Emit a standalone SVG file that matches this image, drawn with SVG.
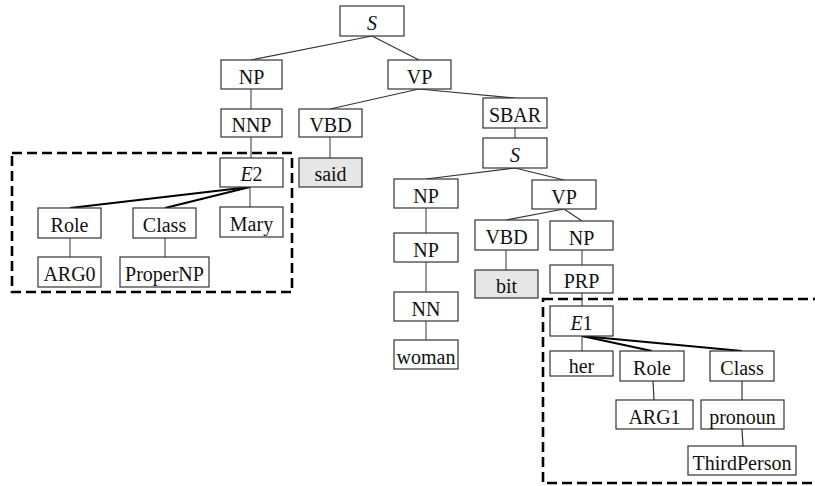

---

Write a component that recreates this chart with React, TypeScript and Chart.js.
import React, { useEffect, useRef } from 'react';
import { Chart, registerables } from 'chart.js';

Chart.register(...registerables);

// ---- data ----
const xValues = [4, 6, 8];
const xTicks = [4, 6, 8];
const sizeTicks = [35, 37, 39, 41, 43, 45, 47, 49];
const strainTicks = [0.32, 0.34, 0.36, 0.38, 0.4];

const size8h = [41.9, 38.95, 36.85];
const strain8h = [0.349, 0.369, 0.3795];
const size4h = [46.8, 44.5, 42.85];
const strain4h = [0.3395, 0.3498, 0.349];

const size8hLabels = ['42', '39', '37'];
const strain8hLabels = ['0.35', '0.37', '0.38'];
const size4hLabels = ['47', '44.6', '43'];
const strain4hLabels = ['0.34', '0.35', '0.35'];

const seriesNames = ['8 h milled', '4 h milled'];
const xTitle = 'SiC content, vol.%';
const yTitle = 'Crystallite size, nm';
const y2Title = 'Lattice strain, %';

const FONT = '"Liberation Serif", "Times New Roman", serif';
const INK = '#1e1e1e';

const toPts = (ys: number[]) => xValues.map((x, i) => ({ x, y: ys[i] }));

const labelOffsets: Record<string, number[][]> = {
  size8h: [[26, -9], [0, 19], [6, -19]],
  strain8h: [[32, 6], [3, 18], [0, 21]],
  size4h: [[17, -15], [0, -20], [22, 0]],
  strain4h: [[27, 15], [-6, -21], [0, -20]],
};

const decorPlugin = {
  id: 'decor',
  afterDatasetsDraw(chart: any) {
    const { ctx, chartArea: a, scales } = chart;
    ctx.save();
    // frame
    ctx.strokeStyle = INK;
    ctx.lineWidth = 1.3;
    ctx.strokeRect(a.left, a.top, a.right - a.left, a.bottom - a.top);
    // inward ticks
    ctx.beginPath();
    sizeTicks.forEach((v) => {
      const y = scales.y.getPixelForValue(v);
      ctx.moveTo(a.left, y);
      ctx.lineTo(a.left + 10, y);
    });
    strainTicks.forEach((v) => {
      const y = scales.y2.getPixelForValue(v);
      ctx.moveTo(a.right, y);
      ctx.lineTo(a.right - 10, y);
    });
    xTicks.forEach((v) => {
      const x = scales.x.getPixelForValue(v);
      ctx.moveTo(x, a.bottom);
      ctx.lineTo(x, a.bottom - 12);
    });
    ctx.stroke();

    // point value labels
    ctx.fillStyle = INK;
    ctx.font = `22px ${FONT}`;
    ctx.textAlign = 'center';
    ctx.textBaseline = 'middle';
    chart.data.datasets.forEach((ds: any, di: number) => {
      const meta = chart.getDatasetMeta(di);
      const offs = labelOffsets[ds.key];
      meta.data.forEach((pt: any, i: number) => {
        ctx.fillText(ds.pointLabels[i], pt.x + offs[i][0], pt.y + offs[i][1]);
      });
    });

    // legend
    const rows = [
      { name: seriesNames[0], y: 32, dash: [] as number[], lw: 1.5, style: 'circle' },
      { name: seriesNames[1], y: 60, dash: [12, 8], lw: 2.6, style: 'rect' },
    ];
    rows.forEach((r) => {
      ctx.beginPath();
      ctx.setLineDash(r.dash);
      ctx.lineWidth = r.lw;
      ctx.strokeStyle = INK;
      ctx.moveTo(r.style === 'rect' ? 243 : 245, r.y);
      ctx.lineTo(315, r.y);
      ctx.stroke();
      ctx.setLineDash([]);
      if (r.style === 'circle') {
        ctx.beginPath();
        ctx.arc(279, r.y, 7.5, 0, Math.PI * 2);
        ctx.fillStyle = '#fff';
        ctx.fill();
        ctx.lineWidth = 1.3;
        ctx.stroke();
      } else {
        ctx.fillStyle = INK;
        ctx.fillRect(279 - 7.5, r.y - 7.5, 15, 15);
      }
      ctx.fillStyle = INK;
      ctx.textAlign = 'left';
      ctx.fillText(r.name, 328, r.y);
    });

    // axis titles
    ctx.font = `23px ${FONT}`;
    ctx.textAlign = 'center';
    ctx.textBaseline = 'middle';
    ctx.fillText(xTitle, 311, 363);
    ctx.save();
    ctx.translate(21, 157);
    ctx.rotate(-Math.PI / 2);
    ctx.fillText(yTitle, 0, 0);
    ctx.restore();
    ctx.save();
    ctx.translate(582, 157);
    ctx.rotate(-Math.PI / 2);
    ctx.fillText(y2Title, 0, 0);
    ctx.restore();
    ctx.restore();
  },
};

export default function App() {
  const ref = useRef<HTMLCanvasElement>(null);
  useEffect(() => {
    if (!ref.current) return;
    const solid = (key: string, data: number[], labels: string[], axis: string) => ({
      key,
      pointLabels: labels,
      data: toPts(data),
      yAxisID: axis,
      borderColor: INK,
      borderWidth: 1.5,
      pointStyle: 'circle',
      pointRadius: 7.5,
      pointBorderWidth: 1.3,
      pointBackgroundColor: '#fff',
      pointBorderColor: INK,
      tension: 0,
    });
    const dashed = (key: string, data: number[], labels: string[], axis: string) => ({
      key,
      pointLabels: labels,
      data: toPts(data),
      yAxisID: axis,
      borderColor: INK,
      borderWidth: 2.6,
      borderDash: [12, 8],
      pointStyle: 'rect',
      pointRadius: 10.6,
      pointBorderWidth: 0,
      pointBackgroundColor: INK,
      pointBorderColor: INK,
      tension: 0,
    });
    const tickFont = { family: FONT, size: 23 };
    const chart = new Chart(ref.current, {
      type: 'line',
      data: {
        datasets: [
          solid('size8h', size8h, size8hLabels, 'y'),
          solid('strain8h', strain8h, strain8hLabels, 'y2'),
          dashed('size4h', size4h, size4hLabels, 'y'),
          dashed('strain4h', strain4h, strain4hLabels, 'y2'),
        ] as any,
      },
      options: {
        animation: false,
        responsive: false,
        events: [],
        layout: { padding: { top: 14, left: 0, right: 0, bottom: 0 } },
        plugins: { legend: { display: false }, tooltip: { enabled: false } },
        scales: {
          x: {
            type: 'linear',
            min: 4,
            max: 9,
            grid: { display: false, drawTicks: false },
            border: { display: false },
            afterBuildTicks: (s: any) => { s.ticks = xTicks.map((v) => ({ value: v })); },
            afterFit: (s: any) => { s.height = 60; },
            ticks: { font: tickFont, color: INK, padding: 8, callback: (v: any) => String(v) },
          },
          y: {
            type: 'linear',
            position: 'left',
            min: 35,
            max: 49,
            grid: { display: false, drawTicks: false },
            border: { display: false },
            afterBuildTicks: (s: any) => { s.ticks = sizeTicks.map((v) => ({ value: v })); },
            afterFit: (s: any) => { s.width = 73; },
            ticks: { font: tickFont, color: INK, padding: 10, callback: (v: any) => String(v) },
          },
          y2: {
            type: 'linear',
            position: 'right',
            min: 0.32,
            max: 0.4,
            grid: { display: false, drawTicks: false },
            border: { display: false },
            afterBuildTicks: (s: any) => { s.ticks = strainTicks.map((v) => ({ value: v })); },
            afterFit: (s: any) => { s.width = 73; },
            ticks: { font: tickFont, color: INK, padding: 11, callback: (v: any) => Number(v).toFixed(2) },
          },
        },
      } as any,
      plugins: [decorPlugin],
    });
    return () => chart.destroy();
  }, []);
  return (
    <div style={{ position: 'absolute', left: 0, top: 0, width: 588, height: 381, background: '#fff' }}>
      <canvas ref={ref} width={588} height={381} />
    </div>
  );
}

__Task__
Which lines hold the word "that"? Return all of them from the records above.

__Complete output__
Emit a standalone SVG file that matches this image, drawn with SVG.
Write a component that recreates this chart with React, TypeScript and Chart.js.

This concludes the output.